É profundamente errado, insensato e intelectualmente desonesto qualificar o passado através dos olhos do presente. Todavia, não é errado discutir esse passado com esses mesmos olhos do presente para, de seguida, o podermos compreender e qualificar com os olhos do passado.

O Padre António Vieira viveu há 300 anos.

Deixemos que este detalhe assente bem na nossa reflexão.

Há 300 anos.

É intelectualmente honesto e moralmente justo qualificar o pensamento do Padre António Vieira através dos valores morais que nos regem hoje? Valores esses que maturaram ao longo de 300 anos! Claro que não. Tal como não podemos qualificar D. Afonso Henriques de islamofóbico por desbravar território aos mouros há quase 900 anos. Ou qualificar Alexandre o Grande de invasor malévolo do oriente médio há 2300 anos.
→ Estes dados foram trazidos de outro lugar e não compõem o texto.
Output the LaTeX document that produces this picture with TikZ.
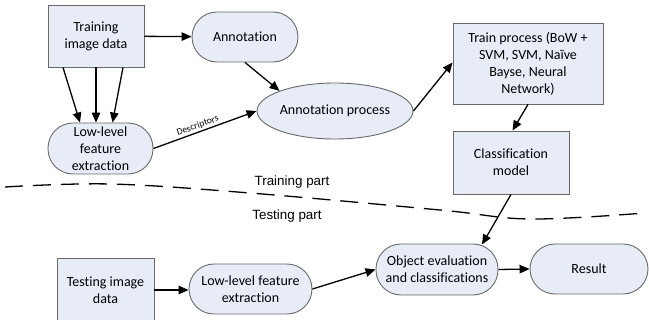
\documentclass[tikz,border=0pt]{standalone}
\usepackage{fontspec}
\setmainfont[Ligatures=NoCommon]{Carlito}
\newfontfamily\partfont{Liberation Sans}
\usepackage{tikz}
\usetikzlibrary{positioning,arrows.meta,shapes.geometric}
\definecolor{boxfill}{RGB}{231,236,247}
\definecolor{boxline}{RGB}{105,105,105}

\tikzset{
    databox/.style={draw=boxline, fill=boxfill, line width=0.9pt, rectangle, align=center, inner sep=0pt, font=\fontsize{14}{17}\selectfont},
    roundbox/.style={databox, rounded corners=#1},
    ovalbox/.style={draw=boxline, fill=boxfill, line width=0.9pt, ellipse, inner sep=0pt, font=\fontsize{14}{17}\selectfont},
    flow/.style={-{Triangle[length=10pt,width=8.5pt]}, line width=1.3pt, black},
    partlabel/.style={font=\partfont\fontsize{13.4}{16}\selectfont}
}

\begin{document}
\begin{tikzpicture}[x=1pt,y=-1pt]
    \useasboundingbox (0,0) rectangle (649,320);
    \clip (0,0) rectangle (649,320);

    % training part
    \node[databox, minimum width=96pt, minimum height=62pt] (traindata) at (96,36) {Training\\image data};
    \node[roundbox=25pt, minimum width=106pt, minimum height=50pt] (annot) at (245,37) {Annotation};
    \node[roundbox=25pt, minimum width=105pt, minimum height=51pt] (lowtop) at (100.5,148.5) {Low-level\\feature\\extraction};
    \node[ovalbox, minimum width=151pt, minimum height=56pt] (annproc) at (335,111) {Annotation process};
    \node[databox, minimum width=150pt, minimum height=81pt] (trainproc) at (528,63.5) {Train process (BoW +\\SVM, SVM, Na\"{\i}ve\\Bayse, Neural\\Network)};
    \node[databox, minimum width=116pt, minimum height=63pt] (classif) at (511,162.5) {Classification\\model};

    % testing part
    \node[databox, minimum width=97pt, minimum height=64pt] (testdata) at (105.5,290) {Testing image\\data};
    \node[roundbox=25pt, minimum width=123pt, minimum height=50pt] (lowbot) at (250.5,289) {Low-level feature\\extraction};
    \node[roundbox=25pt, minimum width=122pt, minimum height=51pt] (objeval) at (437,269.5) {Object evaluation\\and classifications};
    \node[roundbox=25pt, minimum width=118pt, minimum height=50pt] (result) at (589,269) {Result};

    % separation
    \draw[line width=1.3pt, dash pattern=on 18pt off 10pt] plot[smooth, tension=0.6] coordinates {(5,187) (110,184) (250,193) (440,210) (530,219) (645,213)};
    \node[partlabel] (trainlbl) at (292,182) {Training part};
    \node[partlabel] (testlbl) at (287,216) {Testing part};

    \draw[flow] (traindata) -- (annot);
    \draw[flow] ([xshift=-33pt]traindata.south) -- ([xshift=-20.5pt]lowtop.north);
    \draw[flow] ([xshift=0pt]traindata.south) -- ([xshift=-4.5pt]lowtop.north);
    \draw[flow] ([xshift=27pt]traindata.south) -- ([xshift=12pt]lowtop.north);
    \draw[flow] (annot.south) -- (annproc.north west);
    \draw[flow] (lowtop.east) -- node[pos=0.45, above, sloped, inner sep=1.5pt, font=\fontsize{9.5}{11}\selectfont] {Descriptors} (annproc.west);
    \draw[flow] (annproc.east) -- ([yshift=1pt]trainproc.west);
    \draw[flow] (trainproc.south) -- ([xshift=1.5pt]classif.north);
    \draw[flow] (classif.south) -- ([xshift=45pt,yshift=-1pt]objeval.north);
    \draw[flow] (testdata.east) -- (testdata.east -| lowbot.west);
    \draw[flow] (lowbot.east) -- (objeval.west);
    \draw[flow] (objeval.east) -- (result.west);
\end{tikzpicture}
\end{document}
Quem leva a cabo este tipo de vandalismo não aparenta saber que o Padre António Vieira foi um homem muito à frente do seu tempo, no entanto, nunca deixou de viver no seu tempo, e de ser moldado por ele. Mais que uma obra de sacerdócio, deixou-nos uma obra literária imensa, e mais que isso, deixou-nos uma obra filosófica em português cujo valor cultural é incalculável. Era favorável à escravatura – embora com algumas restrições – como praticamente todos os homens do seu tempo, pois, era esse o entendimento acerca da vida que, à data dos factos, existia e ao qual era impossível escapar. Era ao mesmo tempo um defensor dos povos indígenas e um crítico forte da própria igreja. Era sobretudo, um pensador como o seu “Sermão da Epifania”, que passo a citar, o refere:

«(…) As nações, umas são mais brancas e outras mais pretas, porque umas estão mais vizinhas e outras mais remotas do sol. E pode haver a maior inconsideração do entendimento, nem maior erro do juízo entre homens, que cuidar eu que hei de ser vosso senhor, porque nasci mais longe do sol, e que vós haveis de ser meu escravo, porque nascestes mais perto? Dos magos, que hoje vieram ao presépio, dois eram brancos e um preto, como diz a tradição; e seria justo que mandasse Cristo que Gaspar e Baltazar, porque eram brancos, tornassem livres para o oriente, e Belchior, porque era pretinho, ficasse em Belém por escravo, ainda que fosse de S. José? Bem o pudera fazer Cristo, que é Senhor dos senhores; mas quis-nos ensinar que os homens de qualquer cor todos são iguais por natureza (…)»

Conforme se pode constatar, Padre António Vieira acreditava que a escravatura, que as circunstâncias dos tempos o obrigavam a ter de aceitar, não tinha sentido aos olhos do seu próprio credo religioso, que defendia que todos os homens eram iguais por natureza. O próprio conseguia ser intelectualmente honesto o suficiente para observar as circunstâncias num prisma racionalizador, em vez de num prisma dogmático. Isto, senhoras e senhores, é viver à frente do seu tempo, pois, este pensamento que foi escrito no sec. XVII, só viu a luz do dia no sec. XX, quando estes mesmos pressupostos começaram a ser embrionariamente aplicados.

E é precisamente por tudo isto que num tempo ínfimo de apenas 17 dias, se consegue, em pleno ano de 2020, ver uma causa justa degenerar no absurdo em menos de nada.

O assassinato de George Floyd demonstra-nos que a vida humana não vale nada, e parte da cadeia de acontecimentos que se sucederam demonstram-nos que a história e a sabedoria também já pouco valem.

Contudo, deve ser realçado que o facto de uma causa justa degenerar parcialmente no absurdo, não torna essa causa menos justa, tal como todas as manifestações anti-racistas pelo mundo fora, não deixam de ser menos necessárias hoje, mais que nunca.